D'accord merci ! Je teste tout sa


----------



## oxygo (4 Octobre 2014)

Il y a aussi une autre piste possible (un peu plus fantaisiste): dans quelle circonstance tu as ce problème (Mac posé sur une table ? Tes genoux). Le système de mise en veille fonctionne avec un aimant, et perso j'avais un peu un problème similaire car je posais mon iPhone (avec un étui à rabat aimanté) à côté de mon macbook (collé à lui) et ça le mettait en veille. Ca marche aussi avec une ceinture ...


----------



## Netzzy (5 Octobre 2014)

Je l'utilise plus sur mes genoux. Mais je ne met jamais mon téléphone a côter et le plus souvent je n'ai pas de ceinture sur moi quand sa se produit. C'est possible que l'aimant a l'intérieur soit endommagé ?


----------



## fiphane (29 Mars 2016)

Bonsoir,

Ca vaut ce que ça vaut, mais mon iMac doit avoir soit un conflit carte graphique/autre, soit que la carte graphique (ou autre) a tout simplement pris une claque.

Cependant, j'ai trouvé "ma" solution. Effectivement, pour avoir rencontré ce souci encore récemment, il est apparu qu'en mettant la luminosité au maximum que la mise en veille non désirée disparaissait totalement et j'ai retrouvé une utilisation tout ce qu'il y a de plus normale.
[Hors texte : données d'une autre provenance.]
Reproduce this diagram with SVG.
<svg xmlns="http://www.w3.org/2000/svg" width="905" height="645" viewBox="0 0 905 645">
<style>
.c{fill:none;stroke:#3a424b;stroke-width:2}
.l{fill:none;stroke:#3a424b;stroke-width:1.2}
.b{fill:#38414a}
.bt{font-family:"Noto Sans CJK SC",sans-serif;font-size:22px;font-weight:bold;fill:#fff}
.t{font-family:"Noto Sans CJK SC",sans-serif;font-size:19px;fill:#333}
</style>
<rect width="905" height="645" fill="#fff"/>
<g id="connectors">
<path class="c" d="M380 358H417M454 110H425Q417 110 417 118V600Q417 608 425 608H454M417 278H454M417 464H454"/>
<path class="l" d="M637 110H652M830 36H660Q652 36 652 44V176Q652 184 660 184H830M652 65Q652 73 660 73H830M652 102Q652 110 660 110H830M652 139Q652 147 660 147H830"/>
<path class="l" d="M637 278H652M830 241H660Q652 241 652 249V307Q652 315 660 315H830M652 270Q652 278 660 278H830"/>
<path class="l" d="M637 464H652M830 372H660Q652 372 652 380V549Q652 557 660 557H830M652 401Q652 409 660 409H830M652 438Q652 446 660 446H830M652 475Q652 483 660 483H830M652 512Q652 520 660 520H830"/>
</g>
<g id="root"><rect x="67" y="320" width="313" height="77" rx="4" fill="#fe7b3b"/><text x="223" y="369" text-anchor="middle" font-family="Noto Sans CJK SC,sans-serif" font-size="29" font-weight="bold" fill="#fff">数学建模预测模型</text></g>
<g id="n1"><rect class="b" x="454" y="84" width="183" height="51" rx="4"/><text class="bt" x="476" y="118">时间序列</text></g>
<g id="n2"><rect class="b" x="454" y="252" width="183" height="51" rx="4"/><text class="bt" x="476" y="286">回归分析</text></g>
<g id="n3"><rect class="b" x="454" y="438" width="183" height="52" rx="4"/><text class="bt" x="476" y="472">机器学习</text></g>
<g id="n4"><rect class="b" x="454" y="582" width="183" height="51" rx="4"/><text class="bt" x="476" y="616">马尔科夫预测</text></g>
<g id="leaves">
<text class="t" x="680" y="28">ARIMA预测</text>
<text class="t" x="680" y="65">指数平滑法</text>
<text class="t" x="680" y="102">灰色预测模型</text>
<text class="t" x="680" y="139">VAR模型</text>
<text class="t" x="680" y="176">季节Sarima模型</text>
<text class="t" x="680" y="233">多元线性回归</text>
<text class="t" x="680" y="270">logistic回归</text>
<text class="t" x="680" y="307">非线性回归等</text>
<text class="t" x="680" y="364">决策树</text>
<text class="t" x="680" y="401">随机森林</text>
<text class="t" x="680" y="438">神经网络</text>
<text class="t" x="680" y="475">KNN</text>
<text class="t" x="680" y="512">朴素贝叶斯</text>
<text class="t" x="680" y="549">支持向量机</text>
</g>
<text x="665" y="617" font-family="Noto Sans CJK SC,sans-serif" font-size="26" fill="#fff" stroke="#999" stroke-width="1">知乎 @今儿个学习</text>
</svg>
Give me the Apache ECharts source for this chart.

J'ai récemment nettoyé mon clavier, je n'avais pas faire gaffe à la luminosité et l'ai baissé. La mise en veille récurrente s'est de suite remis en route, une vraie galère... J'ai (après avoir fait appel à mes souvenirs lol) remis la luminosité au maximum et hop, tout est redevenu normal.

Allez savoir Charles, au PMU, on joue comme on ve...peut !

Stef


----------



## Artichaud pates a l'eau (31 Janvier 2021)

Ca a littéralement duré une heure sans que je comprenne d'ou ca viens


----------



## Artichaud pates a l'eau (31 Janvier 2021)

Salut salut pour la thèse fantaisiste de l'aimant et bien ca marche j'ai posé des ecouteur le long de mon macbook pro (unibody de 2012) et cela était la cause de la mise en veille


----------